In order to assess this basis for impugning the decision of the County Court, I am permitted greater latitude in examining what actually transpired before his Honour.
Again, the question of the duplicity of the charge as particularised was raised. It was said that it was not clear whether the appellant was entitled to succeed only where the prosecutor failed to establish all of the particulars or only some and if so which of them. Accordingly, Mr Clark was denied procedural fairness because he did not and could not know the case he had to meet. I do not agree. It was clear from the prosecutor’s opening and from his Honour’s ruling of 25 November 2003 that the case against Mr Clark was that he engaged in a continuous course of conduct in which the eight particularised acts occurred and that this amounted to prevention. In the course of argument on 24 November 2003, at the close of the prosecution case, the evidence which was said to support many of these grounds was identified. There can be no doubt what case the appellant had to meet. The prosecution also alleged that these acts were accompanied by the relevant intent. It was for the prosecutor to satisfy the court that some or all of these acts occurred and, further, that those acts amounted to a prevention of the performance of the police officer’s duty and that they were accompanied by the relevant intent.
Next, it is said that the particulars which were established were not facts which could constitute the offence of obstruction. Even if this were correct, a view which I do not accept, it would not amount to procedural unfairness.

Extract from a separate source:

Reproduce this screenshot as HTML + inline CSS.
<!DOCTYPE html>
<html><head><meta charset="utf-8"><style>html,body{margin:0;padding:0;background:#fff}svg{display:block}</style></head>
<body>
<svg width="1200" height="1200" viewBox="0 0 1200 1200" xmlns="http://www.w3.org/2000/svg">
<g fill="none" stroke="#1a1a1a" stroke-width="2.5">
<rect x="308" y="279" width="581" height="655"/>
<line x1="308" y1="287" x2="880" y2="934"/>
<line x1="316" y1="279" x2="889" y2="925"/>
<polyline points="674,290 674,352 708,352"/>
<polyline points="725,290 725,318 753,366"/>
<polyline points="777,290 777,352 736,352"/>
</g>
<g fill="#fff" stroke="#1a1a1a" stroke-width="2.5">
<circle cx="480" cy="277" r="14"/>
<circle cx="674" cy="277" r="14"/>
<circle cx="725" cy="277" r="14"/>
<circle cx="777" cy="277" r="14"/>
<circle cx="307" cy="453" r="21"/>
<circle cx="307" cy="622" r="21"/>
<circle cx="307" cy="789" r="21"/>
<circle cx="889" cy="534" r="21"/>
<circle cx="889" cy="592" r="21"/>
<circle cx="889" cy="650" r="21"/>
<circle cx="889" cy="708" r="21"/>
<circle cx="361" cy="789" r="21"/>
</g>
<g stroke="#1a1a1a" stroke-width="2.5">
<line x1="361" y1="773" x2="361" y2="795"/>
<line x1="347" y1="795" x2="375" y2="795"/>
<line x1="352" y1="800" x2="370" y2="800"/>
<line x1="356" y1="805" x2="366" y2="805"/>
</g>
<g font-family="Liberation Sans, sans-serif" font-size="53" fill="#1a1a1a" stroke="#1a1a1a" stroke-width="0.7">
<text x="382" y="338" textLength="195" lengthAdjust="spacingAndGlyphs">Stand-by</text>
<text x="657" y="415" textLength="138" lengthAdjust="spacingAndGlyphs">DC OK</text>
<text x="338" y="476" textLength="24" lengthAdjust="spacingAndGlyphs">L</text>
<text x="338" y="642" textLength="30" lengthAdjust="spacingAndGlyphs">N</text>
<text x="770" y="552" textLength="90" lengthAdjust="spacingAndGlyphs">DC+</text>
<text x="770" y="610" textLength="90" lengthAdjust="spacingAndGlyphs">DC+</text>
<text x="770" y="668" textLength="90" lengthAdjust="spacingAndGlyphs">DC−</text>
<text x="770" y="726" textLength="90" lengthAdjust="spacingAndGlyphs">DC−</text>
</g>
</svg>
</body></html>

The third matter arises from an exchange between counsel for Mr Clark in the course of their no-case or Prasad submission made after the close of the prosecution case. Counsel submitted to his Honour that the evidence in support of each of the particulars was so tenuous and unreliable that he ought not require the defence to go into evidence. With respect to particular (ii), that Mr Clark accused Sergeant Nicholls of racism, counsel submitted that this was not a particular of any obstruction. His Honour responded, “No, you can pass on from that” and so counsel turned to the next particular. In paragraph 9 of his reasons his Honour said this:
“I find that the appellant told Nicholls that Chatfield was not to be removed from the hotel and he accused Nicholls of being racist and discriminatory. I find that by his conduct, there is clear inference to be drawn that the appellant intended to obstruct the police, being Sergeant Nicholls, in performing his duty in removing Chatfield from the hotel as requested by the publican.”

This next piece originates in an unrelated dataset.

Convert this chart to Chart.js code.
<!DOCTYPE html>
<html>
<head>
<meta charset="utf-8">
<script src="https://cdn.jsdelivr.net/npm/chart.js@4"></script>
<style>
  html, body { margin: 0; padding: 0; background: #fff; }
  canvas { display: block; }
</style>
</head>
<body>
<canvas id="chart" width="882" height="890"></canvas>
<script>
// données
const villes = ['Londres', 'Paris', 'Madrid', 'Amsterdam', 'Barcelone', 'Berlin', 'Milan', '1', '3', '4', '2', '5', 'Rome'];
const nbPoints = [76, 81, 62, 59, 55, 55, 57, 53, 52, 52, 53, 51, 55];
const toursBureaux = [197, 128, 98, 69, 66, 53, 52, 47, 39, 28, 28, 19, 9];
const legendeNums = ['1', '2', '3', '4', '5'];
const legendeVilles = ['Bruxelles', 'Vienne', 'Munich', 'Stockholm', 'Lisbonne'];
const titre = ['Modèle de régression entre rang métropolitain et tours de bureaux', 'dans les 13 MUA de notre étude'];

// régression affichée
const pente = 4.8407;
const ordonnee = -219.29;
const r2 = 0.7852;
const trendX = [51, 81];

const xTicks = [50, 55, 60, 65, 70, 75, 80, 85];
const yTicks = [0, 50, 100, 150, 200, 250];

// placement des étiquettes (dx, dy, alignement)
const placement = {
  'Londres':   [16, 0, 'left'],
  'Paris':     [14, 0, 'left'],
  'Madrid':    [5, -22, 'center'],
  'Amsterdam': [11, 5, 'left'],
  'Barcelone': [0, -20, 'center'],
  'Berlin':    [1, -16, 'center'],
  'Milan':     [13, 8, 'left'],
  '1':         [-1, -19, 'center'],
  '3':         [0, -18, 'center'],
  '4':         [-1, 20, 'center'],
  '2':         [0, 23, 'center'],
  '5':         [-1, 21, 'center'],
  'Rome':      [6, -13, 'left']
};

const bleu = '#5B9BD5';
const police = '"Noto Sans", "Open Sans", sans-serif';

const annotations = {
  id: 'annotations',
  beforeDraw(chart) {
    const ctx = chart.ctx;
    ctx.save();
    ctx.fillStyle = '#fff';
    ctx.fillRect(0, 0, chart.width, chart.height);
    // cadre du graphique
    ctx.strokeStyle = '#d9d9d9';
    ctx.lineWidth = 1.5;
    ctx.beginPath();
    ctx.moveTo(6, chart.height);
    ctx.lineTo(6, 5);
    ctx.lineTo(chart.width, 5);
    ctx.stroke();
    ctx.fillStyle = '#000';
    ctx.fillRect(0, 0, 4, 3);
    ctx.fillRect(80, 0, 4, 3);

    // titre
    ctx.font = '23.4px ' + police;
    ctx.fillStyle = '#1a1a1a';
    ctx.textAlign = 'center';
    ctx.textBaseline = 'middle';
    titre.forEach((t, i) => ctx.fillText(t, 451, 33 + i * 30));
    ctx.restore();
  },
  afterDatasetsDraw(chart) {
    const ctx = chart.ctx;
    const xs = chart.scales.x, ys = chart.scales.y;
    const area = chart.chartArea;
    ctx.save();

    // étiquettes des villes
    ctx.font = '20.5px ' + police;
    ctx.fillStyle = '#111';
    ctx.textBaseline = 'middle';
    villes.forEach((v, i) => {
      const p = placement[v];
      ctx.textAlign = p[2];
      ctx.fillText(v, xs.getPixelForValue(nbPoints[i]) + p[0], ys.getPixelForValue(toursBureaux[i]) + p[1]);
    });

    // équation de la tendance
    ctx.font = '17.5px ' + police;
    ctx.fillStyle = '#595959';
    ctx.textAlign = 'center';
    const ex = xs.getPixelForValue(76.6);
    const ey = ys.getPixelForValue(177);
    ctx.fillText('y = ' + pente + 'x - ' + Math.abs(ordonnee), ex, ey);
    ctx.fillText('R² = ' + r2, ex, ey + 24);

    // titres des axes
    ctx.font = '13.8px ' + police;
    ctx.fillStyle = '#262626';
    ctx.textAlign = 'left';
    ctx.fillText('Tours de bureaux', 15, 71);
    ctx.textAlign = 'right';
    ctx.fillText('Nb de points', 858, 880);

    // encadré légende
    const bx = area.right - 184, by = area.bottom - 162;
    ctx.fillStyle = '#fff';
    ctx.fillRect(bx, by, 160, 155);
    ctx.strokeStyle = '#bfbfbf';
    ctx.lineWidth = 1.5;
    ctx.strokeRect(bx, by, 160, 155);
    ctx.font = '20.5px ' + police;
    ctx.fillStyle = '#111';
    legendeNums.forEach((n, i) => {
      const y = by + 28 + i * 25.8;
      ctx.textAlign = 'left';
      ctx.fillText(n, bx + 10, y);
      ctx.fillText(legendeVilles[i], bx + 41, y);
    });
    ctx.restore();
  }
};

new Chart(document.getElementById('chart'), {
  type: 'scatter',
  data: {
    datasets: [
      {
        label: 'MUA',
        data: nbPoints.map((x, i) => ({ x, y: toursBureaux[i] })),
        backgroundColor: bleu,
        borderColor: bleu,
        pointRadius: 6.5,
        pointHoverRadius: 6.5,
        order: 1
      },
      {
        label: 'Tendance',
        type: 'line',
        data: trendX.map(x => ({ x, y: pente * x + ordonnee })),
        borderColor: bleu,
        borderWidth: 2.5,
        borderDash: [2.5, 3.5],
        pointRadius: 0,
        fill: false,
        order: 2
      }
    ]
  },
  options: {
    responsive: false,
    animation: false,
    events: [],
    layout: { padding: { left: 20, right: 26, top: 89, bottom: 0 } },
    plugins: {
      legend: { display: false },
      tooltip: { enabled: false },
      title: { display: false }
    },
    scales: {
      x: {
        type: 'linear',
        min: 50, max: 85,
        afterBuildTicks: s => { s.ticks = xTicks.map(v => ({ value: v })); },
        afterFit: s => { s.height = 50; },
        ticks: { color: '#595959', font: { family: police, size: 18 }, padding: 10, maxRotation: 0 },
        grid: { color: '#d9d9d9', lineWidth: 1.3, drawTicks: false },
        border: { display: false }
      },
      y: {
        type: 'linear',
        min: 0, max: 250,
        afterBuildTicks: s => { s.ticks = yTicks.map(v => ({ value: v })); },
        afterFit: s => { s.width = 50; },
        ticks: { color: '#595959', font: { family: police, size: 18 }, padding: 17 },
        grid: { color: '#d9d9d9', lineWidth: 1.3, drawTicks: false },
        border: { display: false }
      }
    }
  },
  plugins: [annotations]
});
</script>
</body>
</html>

It is clear from this passage and the context in which it is found that his Honour was there concerned, not with the acts obstruction, but rather with the intent of Mr Clark. It was merely part of the background facts in which the conduct of Mr Clark was to be assessed. When his Honour indicated that particular (ii) was not properly to be seen as an act of obstruction, he was not saying that the accusation of racism was not relevant for any purpose. His Honour did not therefore deny Mr Clark procedural fairness in accepting the prosecution evidence that he made the accusation of racism any more than he would have done so by receiving evidence of the whole circumstances of the incident including the evidence of the remaining acts particularised. There is no substance in this complaint.
For the same reason his Honour was entitled to receive evidence of and accept that Mr Clark told Sergeant Nicholls that Mr Chatfield was not to be removed from the hotel. This, too, was part of the background against which the particularised acts were to be assessed for the purpose of making findings as to the intent of Mr Clark in performing those acts. There is no denial of procedural fairness here.
I conclude, therefore, that none of the grounds relied upon in support of the plaintiff’s claims for judicial review have been made out. The application of the plaintiff fails.